Although power generation using ORC might seem attractive, it must consider the various operations of the LNG terminals. In a typical LNG terminal, the LNG sendout rate varies with gas and power consumption, and the fluctuation can be quite significant from day to night, from season to season. Therefore while the Organic Rankine cycle is designed for the maximum sendout, it must also be operated at turndown.
Subsequently, only a fraction of the installed expander capacity can be utilized during periods of low consumption. The rate of return on investment of power generation must then be based on averaged annual output, which would reduce its economic attractiveness.

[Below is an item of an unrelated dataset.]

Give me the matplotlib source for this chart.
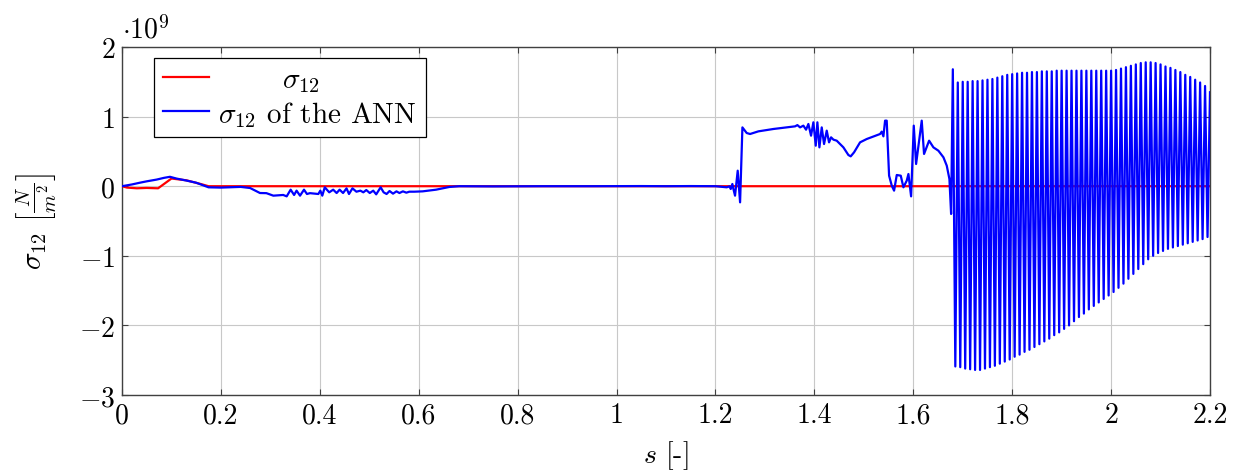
import numpy as np
import matplotlib
matplotlib.use("Agg")
import matplotlib.pyplot as plt

plt.rcParams.update({
    "font.family": "serif",
    "font.serif": ["cmr10", "DejaVu Serif"],
    "mathtext.fontset": "cm",
    "axes.formatter.use_mathtext": True,
    "axes.unicode_minus": True,
})

# ---- data (sigma_12 in units of 1e9 N/m^2) ----
s_ref = [0.0, 0.01, 0.03, 0.05, 0.073, 0.10, 0.13, 0.16, 0.175, 2.2]
sig_ref = [0.0, -0.02, -0.03, -0.025, -0.03, 0.11, 0.085, 0.03, 0.0, 0.0]

s_ann_smooth = [
    0.0, 0.02, 0.036, 0.05, 0.07, 0.085, 0.097, 0.11, 0.131, 0.15, 0.175, 0.2,
    0.218, 0.24, 0.259, 0.279, 0.292, 0.306, 0.326, 0.333, 0.341, 0.348, 0.353,
    0.360, 0.368, 0.374, 0.38, 0.397, 0.401, 0.405, 0.410, 0.419, 0.427, 0.434,
    0.440, 0.447, 0.454, 0.459, 0.466, 0.474, 0.482, 0.488, 0.494, 0.501, 0.508,
    0.514, 0.523, 0.529, 0.535, 0.541, 0.548, 0.555, 0.561, 0.568, 0.575, 0.581,
    0.591, 0.608, 0.635, 0.662, 0.682, 0.75, 0.85, 0.95, 1.05, 1.1, 1.15, 1.2,
    1.2228, 1.2282, 1.2309, 1.2342, 1.2363, 1.2396, 1.2450, 1.2498, 1.2545,
    1.2632, 1.2700, 1.2868, 1.3172, 1.3610, 1.3657, 1.3711, 1.3778, 1.3832,
    1.3879, 1.3933, 1.3980, 1.4028, 1.4061, 1.4102, 1.4149, 1.4196, 1.4250,
    1.4297, 1.4338, 1.4385, 1.4452, 1.4587, 1.4688, 1.4735, 1.4803, 1.4924,
    1.5059, 1.5329, 1.5362, 1.5396, 1.5430, 1.5463, 1.5511, 1.5565, 1.5612,
    1.5666, 1.5747, 1.5801, 1.5868, 1.5902, 1.5956, 1.6010, 1.6057, 1.6171,
    1.6218, 1.6320, 1.6407, 1.6508, 1.6610, 1.6677, 1.6731, 1.6765,
]
sig_ann_smooth = [
    0.0, 0.025, 0.05, 0.07, 0.095, 0.12, 0.135, 0.11, 0.08, 0.05, -0.016, -0.02,
    -0.016, -0.01, -0.026, -0.098, -0.10, -0.136, -0.126, -0.146, -0.05, -0.126, -0.064,
    -0.136, -0.050, -0.112, -0.10, -0.112, -0.064, -0.136, -0.016, -0.088, -0.050, -0.098,
    -0.050, -0.098, -0.031, -0.112, -0.031, -0.079, -0.064, -0.088, -0.055, -0.098, -0.064,
    -0.117, -0.016, -0.088, -0.112, -0.069, -0.107, -0.074, -0.098, -0.074, -0.093, -0.079,
    -0.079, -0.074, -0.050, -0.011, 0.0, -0.003, 0.0, 0.0, 0.002, 0.0, 0.002, 0.0,
    -0.016, -0.002, -0.040, 0.032, -0.040, -0.136, 0.223, -0.232, 0.845,
    0.764, 0.750, 0.788, 0.822, 0.860, 0.878, 0.845, 0.870, 0.812,
    0.894, 0.726, 0.918, 0.582, 0.918, 0.558, 0.845, 0.606, 0.798,
    0.630, 0.702, 0.669, 0.654, 0.558, 0.448, 0.429, 0.487, 0.630,
    0.678, 0.750, 0.784, 0.716, 0.942, 0.942, 0.151, 0.008, -0.064,
    0.161, 0.151, -0.016, 0.080, 0.175, -0.146, 0.870, 0.319, 0.942,
    0.463, 0.654, 0.558, 0.510, 0.415, 0.295, 0.103, -0.399,
]

# oscillating part: upper peaks at s = 1.68, 1.69, ..., 2.20; lower peaks in between
osc_top = [
    1.68, 1.49, 1.50, 1.50, 1.51, 1.51, 1.52, 1.53, 1.54, 1.56, 1.58, 1.60, 1.61,
    1.62, 1.63, 1.63, 1.64, 1.64, 1.65, 1.65, 1.65, 1.66, 1.66, 1.66, 1.66, 1.66,
    1.66, 1.66, 1.66, 1.66, 1.66, 1.66, 1.66, 1.67, 1.69, 1.71, 1.73, 1.75, 1.77,
    1.78, 1.78, 1.77, 1.75, 1.72, 1.70, 1.67, 1.64, 1.60, 1.57, 1.53, 1.49, 1.44,
    1.35,
]
osc_bottom = [
    -2.59, -2.60, -2.62, -2.63, -2.64, -2.64, -2.62, -2.60, -2.58, -2.55, -2.52,
    -2.49, -2.45, -2.42, -2.38, -2.35, -2.31, -2.27, -2.23, -2.19, -2.14, -2.10,
    -2.05, -2.00, -1.94, -1.88, -1.83, -1.77, -1.72, -1.67, -1.62, -1.57, -1.52,
    -1.46, -1.40, -1.33, -1.26, -1.19, -1.12, -1.05, -1.00, -0.96, -0.93, -0.90,
    -0.88, -0.86, -0.84, -0.82, -0.80, -0.78, -0.76, -0.73,
]
osc_s_start, osc_s_end = 1.68, 2.20

x_ticks = [0, 0.2, 0.4, 0.6, 0.8, 1.0, 1.2, 1.4, 1.6, 1.8, 2.0, 2.2]
x_ticklabels = ["0", "0.2", "0.4", "0.6", "0.8", "1", "1.2", "1.4", "1.6", "1.8", "2", "2.2"]
y_ticks = [-3, -2, -1, 0, 1, 2]

# ---- assemble oscillating part ----
s_top = np.linspace(osc_s_start, osc_s_end, len(osc_top))
step = (s_top[1] - s_top[0]) / 2.0
s_bot = s_top[:len(osc_bottom)] + step
s_osc, v_osc = [], []
for i in range(len(osc_top)):
    s_osc.append(s_top[i]); v_osc.append(osc_top[i])
    if i < len(osc_bottom):
        s_osc.append(s_bot[i]); v_osc.append(osc_bottom[i])

s_ann = np.concatenate([s_ann_smooth, s_osc])
sig_ann = np.concatenate([sig_ann_smooth, v_osc])

FS = 20

# ---- figure ----
fig = plt.figure(figsize=(12.37, 4.77), dpi=100)
ax = fig.add_axes([122 / 1237, 81 / 477, 1088 / 1237, 348 / 477])

ax.plot(s_ref, sig_ref, color="#ff0000", lw=1.6, label=r"$\quad\quad\,\,\,\sigma_{12}$", zorder=3)
ax.plot(s_ann, sig_ann, color="#0000ff", lw=1.6, label=r"$\sigma_{12}$ of the ANN", zorder=4)

ax.set_xlim(0, 2.2)
ax.set_ylim(-3, 2)
ax.set_xticks(x_ticks)
ax.set_xticklabels(x_ticklabels)
ax.set_yticks(y_ticks)
ax.grid(True, color="#c8c8c8", lw=0.8)
ax.set_axisbelow(True)
ax.tick_params(direction="in", length=4, width=0.8, top=True, right=True,
               labelsize=FS, pad=5, colors="#404040", labelcolor="black")
for sp in ax.spines.values():
    sp.set_color("#404040")
    sp.set_linewidth(1.0)

ax.set_xlabel(r"$s$ [-]", fontsize=FS, labelpad=7)
ax.set_ylabel(r"$\sigma_{12}\ \left[\frac{N}{m^2}\right]$", fontsize=FS + 1, labelpad=14)
ax.text(0.0, 1.01, r"$\cdot 10^9$", transform=ax.transAxes, fontsize=FS,
        ha="left", va="bottom")

leg = ax.legend(loc="upper left", bbox_to_anchor=(0.0294, 0.968), borderaxespad=0,
                fontsize=FS + 1, fancybox=False, framealpha=1, edgecolor="black",
                handlelength=1.6, handletextpad=0.3, borderpad=0.3, labelspacing=0.15)
leg.get_frame().set_linewidth(0.9)

fig.savefig("out.png", dpi=100)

Integration with combined cycle power plants
Since a significant amount LNG import today is used to supply fuel gas to operate power generation plants, integration of the regasification facilities to the power plants is a natural progression. With the such integration, the power generation efficiency can be increased using LNG as the cold heat sink.
Cooling water consumption in the power plant can then be reduced and the heating duty for LNG vaporization can be supplied by waste heat from the powerplant, thus eliminating the use of seawater for LNG heating. More discussions on the integration of LNG plant and power plant approach are discussed in Chapter 10.